Transcribe all of the material exactly. Any picture in it should be left out.
..............................
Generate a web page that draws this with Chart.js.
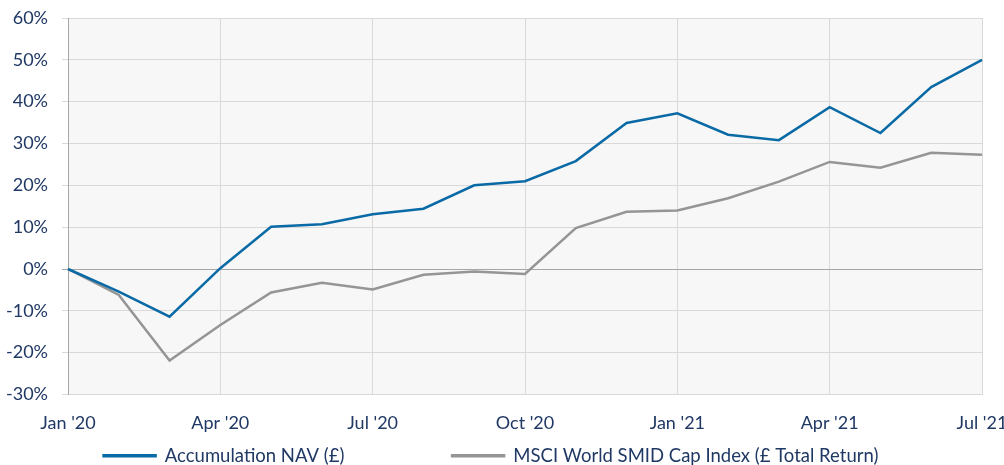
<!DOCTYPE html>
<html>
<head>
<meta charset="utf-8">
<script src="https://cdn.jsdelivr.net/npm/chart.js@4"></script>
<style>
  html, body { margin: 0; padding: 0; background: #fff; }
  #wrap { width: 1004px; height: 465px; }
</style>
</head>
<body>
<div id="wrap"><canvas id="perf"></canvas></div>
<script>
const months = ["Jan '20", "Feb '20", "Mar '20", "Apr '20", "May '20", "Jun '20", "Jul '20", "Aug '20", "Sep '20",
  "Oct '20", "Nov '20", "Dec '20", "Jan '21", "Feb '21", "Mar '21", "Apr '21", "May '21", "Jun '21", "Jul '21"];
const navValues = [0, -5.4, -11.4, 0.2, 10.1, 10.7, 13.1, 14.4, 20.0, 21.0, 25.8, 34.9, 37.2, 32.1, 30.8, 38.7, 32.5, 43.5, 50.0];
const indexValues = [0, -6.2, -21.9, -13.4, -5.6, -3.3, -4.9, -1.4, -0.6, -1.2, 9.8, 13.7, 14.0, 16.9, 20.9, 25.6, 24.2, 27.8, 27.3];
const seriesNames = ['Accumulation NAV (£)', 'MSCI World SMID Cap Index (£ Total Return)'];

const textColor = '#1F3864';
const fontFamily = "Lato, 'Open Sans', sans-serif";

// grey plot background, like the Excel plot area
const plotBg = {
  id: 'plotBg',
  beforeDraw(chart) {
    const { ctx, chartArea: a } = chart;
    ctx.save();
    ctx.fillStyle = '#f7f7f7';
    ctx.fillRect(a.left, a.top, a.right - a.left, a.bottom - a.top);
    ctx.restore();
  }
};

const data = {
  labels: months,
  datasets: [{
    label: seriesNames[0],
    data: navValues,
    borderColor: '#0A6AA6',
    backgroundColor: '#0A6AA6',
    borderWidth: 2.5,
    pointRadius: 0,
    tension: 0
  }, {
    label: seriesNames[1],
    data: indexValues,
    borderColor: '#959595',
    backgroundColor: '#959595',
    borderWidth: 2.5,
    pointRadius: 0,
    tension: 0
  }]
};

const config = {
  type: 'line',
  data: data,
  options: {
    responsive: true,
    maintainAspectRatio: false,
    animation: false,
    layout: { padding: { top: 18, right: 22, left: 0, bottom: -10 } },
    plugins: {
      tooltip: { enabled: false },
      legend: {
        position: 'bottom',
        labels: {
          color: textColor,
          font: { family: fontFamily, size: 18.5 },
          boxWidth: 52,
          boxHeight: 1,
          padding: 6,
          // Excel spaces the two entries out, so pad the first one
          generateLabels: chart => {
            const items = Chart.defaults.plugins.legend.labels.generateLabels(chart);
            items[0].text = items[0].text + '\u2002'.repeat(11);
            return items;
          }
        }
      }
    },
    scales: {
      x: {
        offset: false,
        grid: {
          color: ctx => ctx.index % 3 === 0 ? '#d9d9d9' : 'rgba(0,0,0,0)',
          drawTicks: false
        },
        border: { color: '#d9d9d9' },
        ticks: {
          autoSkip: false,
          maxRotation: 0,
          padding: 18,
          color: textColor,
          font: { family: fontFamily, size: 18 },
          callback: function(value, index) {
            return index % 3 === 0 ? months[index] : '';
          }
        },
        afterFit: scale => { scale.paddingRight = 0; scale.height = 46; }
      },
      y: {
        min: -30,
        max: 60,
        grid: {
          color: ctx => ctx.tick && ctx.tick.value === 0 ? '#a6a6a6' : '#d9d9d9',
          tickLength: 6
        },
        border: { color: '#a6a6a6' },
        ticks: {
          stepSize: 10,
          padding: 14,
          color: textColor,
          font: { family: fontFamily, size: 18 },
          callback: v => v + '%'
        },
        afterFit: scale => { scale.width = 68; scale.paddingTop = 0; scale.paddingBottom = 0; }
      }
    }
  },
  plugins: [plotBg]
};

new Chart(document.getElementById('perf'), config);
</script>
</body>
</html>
..............................
> [Exercise output]:
Generate a web page that draws this with Chart.js.
<!DOCTYPE html>
<html>
<head>
<meta charset="utf-8">
<script src="https://cdn.jsdelivr.net/npm/chart.js@4"></script>
<style>
  html, body { margin: 0; padding: 0; background: #fff; }
  #wrap { width: 1004px; height: 465px; }
</style>
</head>
<body>
<div id="wrap"><canvas id="perf"></canvas></div>
<script>
const months = ["Jan '20", "Feb '20", "Mar '20", "Apr '20", "May '20", "Jun '20", "Jul '20", "Aug '20", "Sep '20",
  "Oct '20", "Nov '20", "Dec '20", "Jan '21", "Feb '21", "Mar '21", "Apr '21", "May '21", "Jun '21", "Jul '21"];
const navValues = [0, -5.4, -11.4, 0.2, 10.1, 10.7, 13.1, 14.4, 20.0, 21.0, 25.8, 34.9, 37.2, 32.1, 30.8, 38.7, 32.5, 43.5, 50.0];
const indexValues = [0, -6.2, -21.9, -13.4, -5.6, -3.3, -4.9, -1.4, -0.6, -1.2, 9.8, 13.7, 14.0, 16.9, 20.9, 25.6, 24.2, 27.8, 27.3];
const seriesNames = ['Accumulation NAV (£)', 'MSCI World SMID Cap Index (£ Total Return)'];

const textColor = '#1F3864';
const fontFamily = "Lato, 'Open Sans', sans-serif";

// grey plot background, like the Excel plot area
const plotBg = {
  id: 'plotBg',
  beforeDraw(chart) {
    const { ctx, chartArea: a } = chart;
    ctx.save();
    ctx.fillStyle = '#f7f7f7';
    ctx.fillRect(a.left, a.top, a.right - a.left, a.bottom - a.top);
    ctx.restore();
  }
};

const data = {
  labels: months,
  datasets: [{
    label: seriesNames[0],
    data: navValues,
    borderColor: '#0A6AA6',
    backgroundColor: '#0A6AA6',
    borderWidth: 2.5,
    pointRadius: 0,
    tension: 0
  }, {
    label: seriesNames[1],
    data: indexValues,
    borderColor: '#959595',
    backgroundColor: '#959595',
    borderWidth: 2.5,
    pointRadius: 0,
    tension: 0
  }]
};

const config = {
  type: 'line',
  data: data,
  options: {
    responsive: true,
    maintainAspectRatio: false,
    animation: false,
    layout: { padding: { top: 18, right: 22, left: 0, bottom: -10 } },
    plugins: {
      tooltip: { enabled: false },
      legend: {
        position: 'bottom',
        labels: {
          color: textColor,
          font: { family: fontFamily, size: 18.5 },
          boxWidth: 52,
          boxHeight: 1,
          padding: 6,
          // Excel spaces the two entries out, so pad the first one
          generateLabels: chart => {
            const items = Chart.defaults.plugins.legend.labels.generateLabels(chart);
            items[0].text = items[0].text + '\u2002'.repeat(11);
            return items;
          }
        }
      }
    },
    scales: {
      x: {
        offset: false,
        grid: {
          color: ctx => ctx.index % 3 === 0 ? '#d9d9d9' : 'rgba(0,0,0,0)',
          drawTicks: false
        },
        border: { color: '#d9d9d9' },
        ticks: {
          autoSkip: false,
          maxRotation: 0,
          padding: 18,
          color: textColor,
          font: { family: fontFamily, size: 18 },
          callback: function(value, index) {
            return index % 3 === 0 ? months[index] : '';
          }
        },
        afterFit: scale => { scale.paddingRight = 0; scale.height = 46; }
      },
      y: {
        min: -30,
        max: 60,
        grid: {
          color: ctx => ctx.tick && ctx.tick.value === 0 ? '#a6a6a6' : '#d9d9d9',
          tickLength: 6
        },
        border: { color: '#a6a6a6' },
        ticks: {
          stepSize: 10,
          padding: 14,
          color: textColor,
          font: { family: fontFamily, size: 18 },
          callback: v => v + '%'
        },
        afterFit: scale => { scale.width = 68; scale.paddingTop = 0; scale.paddingBottom = 0; }
      }
    }
  },
  plugins: [plotBg]
};

new Chart(document.getElementById('perf'), config);
</script>
</body>
</html>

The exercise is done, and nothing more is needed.